The Minnesota Timberwolves and Detroit Pistons didn't have a chance. They could have scored a thousand points. Could of dunked one from the rafters.
Had they rolled out Kobe or LeBron or Melo, it wouldn't have made a difference. I was destined to be disappointed.
No offence, NBA. But you ain't the NHL. One might argue that's obvious because the basketballers actually played a game in Winnipeg Wednesday night.
The Jets? Not so much. In fact, blue-liner Zach Bogosian cracked open his own wallet to purchase tickets for this event. No doubt, the irony was not lost on Zach.
His league is locked out and he's popping for hoops tickets. Gross.
The disparity in action, say this time last year vs. right now, did not escape 21-year-old University of Manitoba student Devon Kirkwood.
"I'm a Jets fan. I'd rather be at a hockey game -- hands down. This is better than nothing but really that's what we have right now. Nothing," said Kirkwood. "It really hits home when you look up and see the Fuelled by Passion sign. And we have nothing to be passionate about right now."
Game, set, match. Thanks for the column, Devon.
Maybe I shouldn't be so cranky.
The last time the NBA came to town for a pre-season game, the rest of the local media and myself were thrilled to have a look at the big show. It was 2005 and the Toronto Raptors played host to the Portland Trailblazers. NHL was still a bad combination of letters in Winnipeg. We hadn't yet begun to dream.

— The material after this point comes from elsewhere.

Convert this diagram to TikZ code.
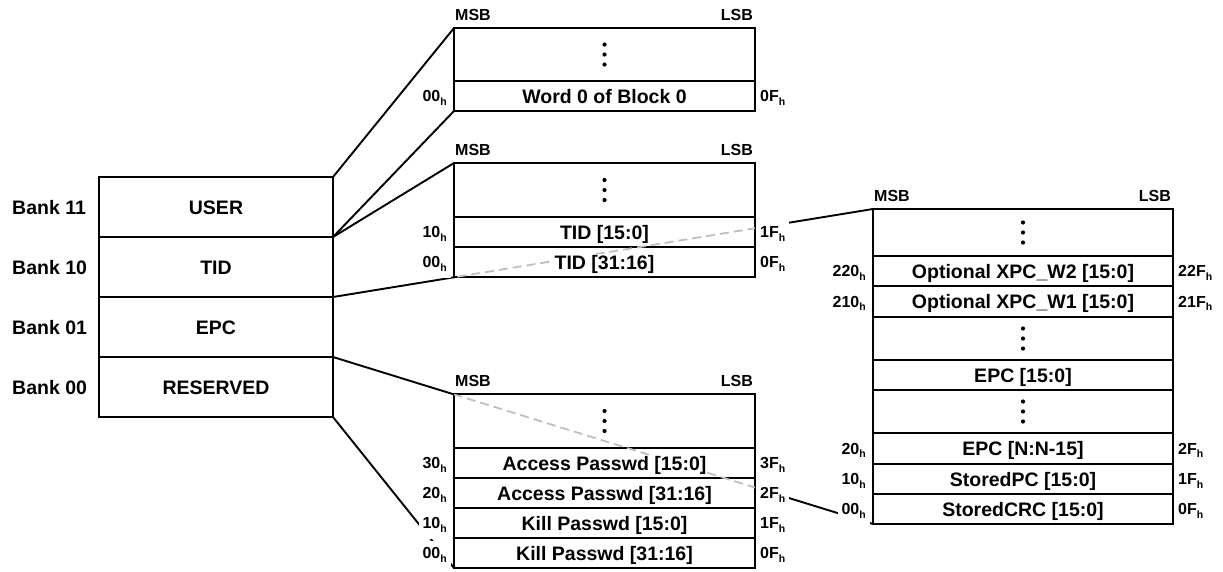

But the genie can't be stuffed back in the bottle. Winnipeg is an NHL town once again and while the distraction of a basketball game in the autumn of our discontent seemed like a good idea on the surface, it only served to remind me of what was missing.
Lots of people appeared to have fun at the game and I won't pretend to speak for them. Basketball is a great game and I'm sure on a sweaty night in L.A. there's nothing like it.
But this is 2012 Winnipeg and not 2005 Winnipeg. We've had another taste of the good life. Anything else comes up a gasping second.
Recently, a good friend of mine suggested I take myself a little less seriously in my column. This is where I would usually get on my sagging soapbox and rant and rave about the greed of NHL owners and players.
But I'm supposed to laugh a little more at myself and be a touch more self-deprecating.
So, yeah, the media meal was free and yes I hit the buffet twice and grabbed a couple cookies on the way out. So the night wasn't a total loss. Just ask my waistline. Insert rim shot here.
The Timberwolves Dance Team? I won't lie. I had a look.
The promotional contests were different than those at hockey games. Refreshing? Sure.
Visually, and even moreso from a seat down low where I was lucky enough to be placed, the NBA is appealing. Giants performing ballet with a ball. They leap and twist, mixing finesse with unmistakable power.
Complex and multi-layered strategy laid over a game with more street in it than any of our major sports.
Every move is planned out and then with the flick of wrist the ball bangs off the glass and it's a primal battle for possession.
All this, however, left me empty. The squeak of sneakers irked me. Only the shoosh, shoosh, shoosh of skates cutting ice could soothe a Winnipegger these days and that sound has been bottled up in a New York boardroom.
Oh, yeah, the Timberwolves beat the Pistons, 95-76 before an announced house of 12,163.
All in all it was fine. If that's what you want out of your night at the arena.
But painted against the backdrop of 15,004 people putting on their own rock show for the players to skate and bang to, it comes up a touch cold.
It's looking like we'll need to find ways to keep ourselves busy without the NHL for a while longer and we've had 15 years of recent experience with that so Winnipeg will figure it out.
But this was like salt in the wound.
A wound we thought we'd closed, once and for all.